I agree with Donald Trump.
It isn’t often I get to say that so I wanted to make sure I did. When Trump calls the presidential primary system for both major parties in this country a rigged system, he is exactly right. Of course, the fact that he is only discovering it after Colorado had no real votes cast before awarding all of its delegates to Ted Cruz is — to use one of the GOP front-runner’s favorite words — sad.
“They’re going absolutely crazy,” Trump said of Colorado Republicans in one of his ubiquitous call-in interviews with FOX News. “Because they weren’t given a vote. This was given by politicians. It’s a crooked deal. And I see it.”
The problem is, he didn’t see it until the delegates were lost. Trump has ridden a tsunami of free press and bombast into the lead. But when it comes to the technical side of the election, Mr. “I’m going to negotiate so well” is playing checkers while the professional politicians are playing chess.
That is because the man who claims he will hire all of these wonderful people as advisors and cabinet members has surrounded himself with dilettantes who have never won an election.
His campaign manager Corey Lewandowski lost elections in two states before taking over Trump’s campaign and manhandling reporters who were actually friendly to the campaign’s cause. His campaign spokesperson Katrina Pierson is a woman who ran her own failed congressional campaign after working to get Ted Cruz elected as a senator in Texas. She is also famous for wearing a necklace made of ammunition during a television appearance for the campaign and asking why there were never any “pure breeds” running for President – because President Barack Obama’s father was from Nigeria and Mitt Romney’s father was born in Mexico. Pierson excused that last statement by saying she was the product of mixed race parents as well. That’s nice.
Trump has invested in rallies and television appearances and he loves owning the stage with childish chest thumping at debates. He hasn’t invested in people who can help him run a real campaign. He is winning votes when he can reach people personally. He is losing states where organization and preparation count like caucus states or states, like Colorado, that have the parties award delegates to candidates.
America is the greatest country in the world but we use some pretty messed up methods to elect our commander in chief.

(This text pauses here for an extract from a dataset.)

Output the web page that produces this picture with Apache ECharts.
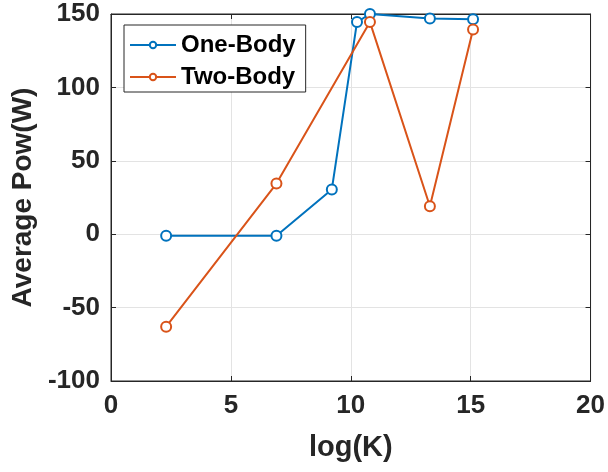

The Electoral College makes votes in less populated states worth more than those in states with greater population. A person’s vote in Wyoming is worth about 20 times more than one in California when it comes to affecting an electoral vote.
Before the Electoral College ruins voting equity, the states make a mockery of democracy with many methods of awarding delegates to help choose a candidate from each party.
Every state seems to have a different method. Some are straight votes and delegates are awarded proportionally. Some are votes with a winner-take-all method. Some don’t use votes at all and have the state party control delegates. Some use primaries while others use caucuses. Of course both parties have some delegates that are completely unrelated to any voting whatsoever.
This is no different than if every football team in the NFL used different rules for home games. Nothing in the primary process makes sense. It is ridiculous that we let Iowa and New Hampshire go first.
Trump should know better and the fact that he is losing these silly contests shows that his campaign isn’t sophisticated or organized. However, he is correct that this process is flawed and pretty well rigged.
Ask Bernie Sanders how it feels to win an election by 12 percent of the popular vote and lose delegates to your opponent.
It is time for Congress to step in and set the timeline and method state will use to award delegates. Presidential campaigns are too important to be played like a board game late on a Friday night.